DIRECTIVE
Please give the data below again in full, exactly as it stands.

•••

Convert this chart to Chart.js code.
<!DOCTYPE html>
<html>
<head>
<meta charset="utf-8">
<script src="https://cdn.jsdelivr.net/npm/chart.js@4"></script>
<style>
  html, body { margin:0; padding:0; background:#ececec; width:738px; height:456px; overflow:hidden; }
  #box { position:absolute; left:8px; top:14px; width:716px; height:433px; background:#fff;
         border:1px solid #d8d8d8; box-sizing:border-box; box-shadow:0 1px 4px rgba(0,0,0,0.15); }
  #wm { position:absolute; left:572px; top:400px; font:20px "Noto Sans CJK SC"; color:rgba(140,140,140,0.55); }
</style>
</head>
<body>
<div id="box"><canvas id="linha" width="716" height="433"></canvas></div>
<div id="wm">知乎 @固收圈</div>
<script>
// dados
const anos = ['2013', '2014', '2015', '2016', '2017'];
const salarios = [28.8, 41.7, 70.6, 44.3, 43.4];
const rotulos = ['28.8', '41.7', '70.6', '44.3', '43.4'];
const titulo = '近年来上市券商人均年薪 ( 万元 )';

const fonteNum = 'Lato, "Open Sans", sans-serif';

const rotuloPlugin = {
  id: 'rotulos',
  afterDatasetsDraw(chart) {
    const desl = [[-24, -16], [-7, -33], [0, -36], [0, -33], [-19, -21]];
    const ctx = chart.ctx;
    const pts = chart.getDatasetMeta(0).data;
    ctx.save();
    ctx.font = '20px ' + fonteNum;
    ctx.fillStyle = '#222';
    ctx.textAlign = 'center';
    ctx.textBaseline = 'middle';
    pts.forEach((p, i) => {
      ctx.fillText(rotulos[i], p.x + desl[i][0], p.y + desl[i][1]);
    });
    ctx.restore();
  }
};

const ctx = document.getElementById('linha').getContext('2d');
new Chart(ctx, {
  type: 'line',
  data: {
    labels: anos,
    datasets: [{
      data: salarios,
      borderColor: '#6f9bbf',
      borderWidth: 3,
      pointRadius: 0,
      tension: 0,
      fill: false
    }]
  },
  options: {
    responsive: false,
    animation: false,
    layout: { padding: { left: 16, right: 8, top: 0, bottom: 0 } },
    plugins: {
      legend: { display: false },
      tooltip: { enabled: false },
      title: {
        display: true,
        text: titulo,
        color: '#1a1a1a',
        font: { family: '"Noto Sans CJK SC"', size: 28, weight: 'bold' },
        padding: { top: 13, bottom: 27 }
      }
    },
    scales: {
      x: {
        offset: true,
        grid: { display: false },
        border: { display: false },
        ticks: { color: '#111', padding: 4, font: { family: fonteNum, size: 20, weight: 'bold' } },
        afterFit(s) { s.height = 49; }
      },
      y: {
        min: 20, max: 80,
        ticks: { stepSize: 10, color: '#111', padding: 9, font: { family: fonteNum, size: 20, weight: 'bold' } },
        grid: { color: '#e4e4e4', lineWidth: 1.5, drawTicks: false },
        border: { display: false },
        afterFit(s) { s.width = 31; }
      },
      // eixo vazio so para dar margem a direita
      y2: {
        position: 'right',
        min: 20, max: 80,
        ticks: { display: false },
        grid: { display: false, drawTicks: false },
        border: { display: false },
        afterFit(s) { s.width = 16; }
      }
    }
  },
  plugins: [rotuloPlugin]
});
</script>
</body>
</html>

•••

EXERCISE SOLUTION
Convert this chart to Chart.js code.
<!DOCTYPE html>
<html>
<head>
<meta charset="utf-8">
<script src="https://cdn.jsdelivr.net/npm/chart.js@4"></script>
<style>
  html, body { margin:0; padding:0; background:#ececec; width:738px; height:456px; overflow:hidden; }
  #box { position:absolute; left:8px; top:14px; width:716px; height:433px; background:#fff;
         border:1px solid #d8d8d8; box-sizing:border-box; box-shadow:0 1px 4px rgba(0,0,0,0.15); }
  #wm { position:absolute; left:572px; top:400px; font:20px "Noto Sans CJK SC"; color:rgba(140,140,140,0.55); }
</style>
</head>
<body>
<div id="box"><canvas id="linha" width="716" height="433"></canvas></div>
<div id="wm">知乎 @固收圈</div>
<script>
// dados
const anos = ['2013', '2014', '2015', '2016', '2017'];
const salarios = [28.8, 41.7, 70.6, 44.3, 43.4];
const rotulos = ['28.8', '41.7', '70.6', '44.3', '43.4'];
const titulo = '近年来上市券商人均年薪 ( 万元 )';

const fonteNum = 'Lato, "Open Sans", sans-serif';

const rotuloPlugin = {
  id: 'rotulos',
  afterDatasetsDraw(chart) {
    const desl = [[-24, -16], [-7, -33], [0, -36], [0, -33], [-19, -21]];
    const ctx = chart.ctx;
    const pts = chart.getDatasetMeta(0).data;
    ctx.save();
    ctx.font = '20px ' + fonteNum;
    ctx.fillStyle = '#222';
    ctx.textAlign = 'center';
    ctx.textBaseline = 'middle';
    pts.forEach((p, i) => {
      ctx.fillText(rotulos[i], p.x + desl[i][0], p.y + desl[i][1]);
    });
    ctx.restore();
  }
};

const ctx = document.getElementById('linha').getContext('2d');
new Chart(ctx, {
  type: 'line',
  data: {
    labels: anos,
    datasets: [{
      data: salarios,
      borderColor: '#6f9bbf',
      borderWidth: 3,
      pointRadius: 0,
      tension: 0,
      fill: false
    }]
  },
  options: {
    responsive: false,
    animation: false,
    layout: { padding: { left: 16, right: 8, top: 0, bottom: 0 } },
    plugins: {
      legend: { display: false },
      tooltip: { enabled: false },
      title: {
        display: true,
        text: titulo,
        color: '#1a1a1a',
        font: { family: '"Noto Sans CJK SC"', size: 28, weight: 'bold' },
        padding: { top: 13, bottom: 27 }
      }
    },
    scales: {
      x: {
        offset: true,
        grid: { display: false },
        border: { display: false },
        ticks: { color: '#111', padding: 4, font: { family: fonteNum, size: 20, weight: 'bold' } },
        afterFit(s) { s.height = 49; }
      },
      y: {
        min: 20, max: 80,
        ticks: { stepSize: 10, color: '#111', padding: 9, font: { family: fonteNum, size: 20, weight: 'bold' } },
        grid: { color: '#e4e4e4', lineWidth: 1.5, drawTicks: false },
        border: { display: false },
        afterFit(s) { s.width = 31; }
      },
      // eixo vazio so para dar margem a direita
      y2: {
        position: 'right',
        min: 20, max: 80,
        ticks: { display: false },
        grid: { display: false, drawTicks: false },
        border: { display: false },
        afterFit(s) { s.width = 16; }
      }
    }
  },
  plugins: [rotuloPlugin]
});
</script>
</body>
</html>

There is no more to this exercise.